Coya Cusirimay was the daughter of the Inca Topa Inca Yupanqui and Mama Ocllo Coya, and the full sister of Huayna Capac. After his succession to the throne in 1493, she married her brother in accordance with custom. She thereby became the 11th coya of the Inca Empire. Coya Cusirimay had no sons, and reportedly died early on in the reign of her spouse.

With the arrival from Spain in 1532 of Francisco Pizarro and his entourage of mercenaries or conquistadors, the Inca empire was seriously threatened for the first time. Duped into meeting with the conquistadors in a peaceful gathering, an Inca emperor, Atahualpa, was kidnapped and held for ransom. After paying over $50 million in gold by today's standards, Atahualpa, who was promised to be set free, was strangled to death by the Spaniards who then marched straight for Cuzco and its riches.

Ciezo de Leon, a conquistador himself, wrote of the astonishing surprise the Spaniards experienced upon reaching Cuzco. As eyewitnesses to the extravagant and meticulously constructed city of Cuzco, the conquistadors were dumbfounded to find such a testimony of superior metallurgy and finely tuned architecture. Temples, edifices, paved roads, and elaborate gardens all shimmered with gold.
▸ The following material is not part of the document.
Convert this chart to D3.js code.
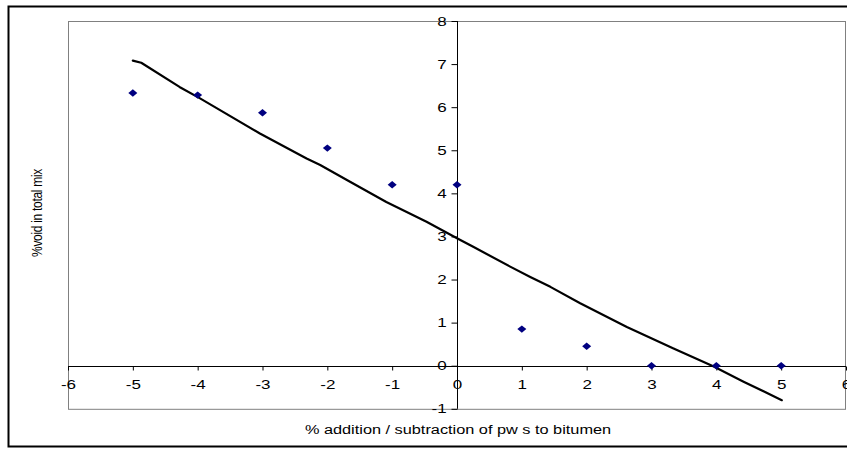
<!DOCTYPE html>
<html>
<head>
<meta charset="utf-8">
<script src="https://cdn.jsdelivr.net/npm/d3@7"></script>
<style>
  html, body { margin: 0; padding: 0; background: #fff; }
  svg { display: block; font-family: "Liberation Sans", Arial, sans-serif; }
</style>
</head>
<body>
<svg id="chart" width="847" height="449"></svg>
<script>
// ---- data ----
const pointX = [-5, -4, -3, -2, -1, 0, 1, 2, 3, 4, 5];
const pointY = [6.33, 6.28, 5.87, 5.05, 4.2, 4.2, 0.85, 0.45, 0, 0, 0];

// hand-drawn trend line, sampled along its path
const trendX = [-5.0, -4.87, -4.28, -3.97, -3.04, -2.32, -2.11, -1.65, -1.09, -0.47, 0, 0.25, 0.82, 1.13, 1.44, 1.90, 2.62, 3.34, 3.96, 4.42, 5.01];
const trendY = [7.08, 7.03, 6.47, 6.21, 5.39, 4.81, 4.66, 4.27, 3.80, 3.34, 2.96, 2.76, 2.30, 2.06, 1.83, 1.45, 0.90, 0.40, -0.02, -0.37, -0.80];

const xTicks = [-6, -5, -4, -3, -2, -1, 0, 1, 2, 3, 4, 5, 6];
const yTicks = [-1, 0, 1, 2, 3, 4, 5, 6, 7, 8];

const xTitle = "% addition / subtraction of pw s to bitumen";
const yTitle = "%void in total mix";

// ---- layout ----
const svg = d3.select("#chart");
const plot = { left: 68, top: 21, right: 846, bottom: 408.8 };
const stretch = 1.36; // the original picture is stretched horizontally
const fontSize = 12.5;

const x = d3.scaleLinear().domain([-6, 6]).range([plot.left, plot.right]);
const y = d3.scaleLinear().domain([-1, 8]).range([plot.bottom, plot.top]);

// outer chart frame
svg.append("rect")
  .attr("x", 8.5).attr("y", 6.5)
  .attr("width", 845).attr("height", 440)
  .attr("fill", "none").attr("stroke", "#000").attr("stroke-width", 2);

// plot area border
svg.append("rect")
  .attr("x", plot.left + 0.5).attr("y", plot.top + 0.5)
  .attr("width", plot.right - plot.left - 1).attr("height", plot.bottom - plot.top)
  .attr("fill", "none").attr("stroke", "#808080").attr("stroke-width", 1);

// x axis at y = 0
const xAxis = d3.axisBottom(x).tickValues(xTicks).tickSize(4).tickPadding(10)
  .tickFormat(d => String(d));
const gx = svg.append("g")
  .attr("transform", `translate(0,${Math.round(y(0)) + 0.5})`)
  .call(xAxis);
gx.select(".domain").attr("stroke", "#000").attr("d", `M${plot.left},0H${plot.right}`);
gx.selectAll(".tick line").attr("stroke", "#000");
gx.selectAll(".tick text")
  .attr("font-size", fontSize).attr("fill", "#000")
  .attr("font-family", "'Liberation Sans', Arial, sans-serif")
  .attr("transform", `scale(${stretch},1)`);

// y axis at x = 0
const yAxis = d3.axisLeft(y).tickValues(yTicks).tickSize(6).tickPadding(2)
  .tickFormat(d => String(d));
const gy = svg.append("g")
  .attr("transform", `translate(${Math.round(x(0)) + 0.5},0)`)
  .call(yAxis);
gy.select(".domain").attr("stroke", "#000").attr("d", `M0,${plot.top}V${plot.bottom}`);
gy.selectAll(".tick line").attr("stroke", "#000");
gy.selectAll(".tick text")
  .attr("font-size", fontSize).attr("fill", "#000")
  .attr("font-family", "'Liberation Sans', Arial, sans-serif")
  .attr("transform", `scale(${stretch},1)`);

// trend line
const line = d3.line().x(d => x(d[0])).y(d => y(d[1])).curve(d3.curveLinear);
svg.append("path")
  .datum(d3.zip(trendX, trendY))
  .attr("d", line)
  .attr("fill", "none").attr("stroke", "#000").attr("stroke-width", 2.2)
  .attr("stroke-linejoin", "round").attr("stroke-linecap", "round");

// diamond markers
const hw = 4.5, hh = 3.7;
svg.append("g").selectAll("path")
  .data(d3.zip(pointX, pointY))
  .join("path")
  .attr("d", d => {
    const cx = x(d[0]), cy = y(d[1]);
    return `M${cx},${cy - hh}L${cx + hw},${cy}L${cx},${cy + hh}L${cx - hw},${cy}Z`;
  })
  .attr("fill", "#000080");

// axis titles
svg.append("text")
  .attr("transform", `translate(458,434) scale(${stretch * 0.96},1)`)
  .attr("text-anchor", "middle")
  .attr("font-size", fontSize).attr("fill", "#000")
  .text(xTitle);

svg.append("text")
  .attr("transform", `translate(42,213) rotate(-90) scale(1,1.2)`)
  .attr("text-anchor", "middle")
  .attr("font-size", 12).attr("fill", "#000")
  .attr("letter-spacing", -0.3)
  .text(yTitle);
</script>
</body>
</html>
By Ciezo de Leon's own observation the extreme riches and expert stone work of the Inca were beyond belief: "In one of (the) houses, which was the richest, there was the figure of the sun, very large and made of gold, very ingeniously worked, and enriched with many precious stones. They had also a garden, the clods of which were made of pieces of fine gold; and it was artificially sown with golden maize, the stalks, as well as the leaves and cobs, being of that metal.

Besides all this, they had more than twenty golden (llamas) with their lambs, and the shepherds with their slings and crooks to watch them, all made of the same metal. There was a great quantity of jars of gold and silver, set with emeralds; vases, pots, and all sorts of utensils, all of fine gold - it seems to me that I have said enough to show what a grand place it was; so I shall not treat further of the silver work of the chaquira (beads), of the plumes of gold and other things, which, if I wrote down, I should not be believed."